Shiitake Tsukune - Char Grilled Chicken Meatballs with Shiitake Mushrooms
For the tare sauce:
1/2 cup low sodium soy sauce
1/2 cup mirin (rice wine, similar to sherry and different from sake)
1/4 cup sake
1 Tablespoon Rice Wine Vinegar
2 Tablespoons light brown sugar
1 Teaspoon whole black peppercorns
1/2 Teaspoon sesame seeds
1/2 Teaspoon toasted sesame oil
2 cloves of garlic, pressed or minced
1" piece of ginger, grated
1. In a small heavy bottomed saucepan over medium heat, toast sesame seeds for 2 - 3 minutes.
2. Add all ingredients, bring to a gentle boil, then lower heat down to a simmer.
3. Simmer for about 30 minutes uncovered, to reduce.
4. Remove from heat and pour into a storage or serving container, straining through a sieve.
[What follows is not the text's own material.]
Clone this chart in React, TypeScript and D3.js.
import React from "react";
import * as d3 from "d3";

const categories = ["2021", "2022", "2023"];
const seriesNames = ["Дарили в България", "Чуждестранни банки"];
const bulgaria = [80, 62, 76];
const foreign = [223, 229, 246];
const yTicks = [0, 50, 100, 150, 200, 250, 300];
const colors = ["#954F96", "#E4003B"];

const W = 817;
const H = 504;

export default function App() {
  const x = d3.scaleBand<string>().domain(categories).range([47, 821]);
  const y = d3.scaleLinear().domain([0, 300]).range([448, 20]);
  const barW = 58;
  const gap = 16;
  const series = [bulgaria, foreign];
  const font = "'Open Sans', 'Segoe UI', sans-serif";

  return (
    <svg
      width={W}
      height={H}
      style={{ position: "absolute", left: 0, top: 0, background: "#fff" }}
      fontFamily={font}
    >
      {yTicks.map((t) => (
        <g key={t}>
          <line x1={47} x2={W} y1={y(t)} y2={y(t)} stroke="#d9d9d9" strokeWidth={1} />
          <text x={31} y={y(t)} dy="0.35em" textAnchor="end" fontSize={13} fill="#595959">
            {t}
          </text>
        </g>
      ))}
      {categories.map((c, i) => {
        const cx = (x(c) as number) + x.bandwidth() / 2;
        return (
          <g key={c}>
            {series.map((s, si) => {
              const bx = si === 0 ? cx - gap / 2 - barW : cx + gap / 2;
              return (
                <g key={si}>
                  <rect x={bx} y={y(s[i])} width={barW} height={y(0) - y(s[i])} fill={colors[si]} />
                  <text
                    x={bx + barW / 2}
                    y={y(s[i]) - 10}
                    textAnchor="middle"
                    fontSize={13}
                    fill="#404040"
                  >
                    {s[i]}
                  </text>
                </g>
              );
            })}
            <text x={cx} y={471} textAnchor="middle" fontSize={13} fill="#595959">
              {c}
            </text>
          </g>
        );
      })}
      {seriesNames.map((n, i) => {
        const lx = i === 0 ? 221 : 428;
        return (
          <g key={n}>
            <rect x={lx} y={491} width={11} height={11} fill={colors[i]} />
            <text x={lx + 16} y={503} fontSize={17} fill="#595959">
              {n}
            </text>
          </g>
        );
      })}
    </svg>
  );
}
5. Brush sauce on tsukune before serving
For the tsukune (chicken meatballs):
1 3/4 lbs ground dark meat chicken, preferably chicken thighs*
1/2 yellow onion, roughly diced
1 shallot clove, roughly diced
2 garlic cloves, pressed or minced
1/4 cup shiitake mushroom caps, roughly chopped
1 jumbo egg
2 Tablespoons Mirin
1/2 cup panko
1 Tablespoon vegetable oil
soy sauce, to taste
freshly ground black pepper, to taste
1. Caramelize the onions and shallots: in a heavy bottomed saucepan over medium heat, add oil, then shallots, then onions, and a small dash of soy sauce stirring frequently.
2. After about 5 minutes, add mushrooms and black pepper. Cook until all ingredients are thoroughly cooked through and the onions and shallots leave brown residue on the bottom of the pan.
3. Add sherry to deglaze, stirring vigorously to bring the caramelized sugars up from the pan.
4. Add garlic and cook for one minute. Remove from heat, taste and adjust seasoning. Allow to cool, then pulse in a blender until the mixture forms a rough paste. About 3 pulses 3 seconds each.
5. When mix has cooled and been blended, mix all ingredients together and form the mix into meatballs.
6. Place four meatballs on each skewer. Cook on a covered grill, just indirect of the heat, for about 5 - 7 minutes at about 350. Flip skewers and cook, covered, for another 5 - 7 minutes, or until meatballs are cooked all the way through.
7. Brush with tare sauce and serve.
I hope you enjoy this recipe and I welcome your feedback!
*I ground my own chicken, using only skinless boneless chicken thighs in my Ninja blender. If you have a grinder or some way to grind up the meat I highly suggest doing so yourself.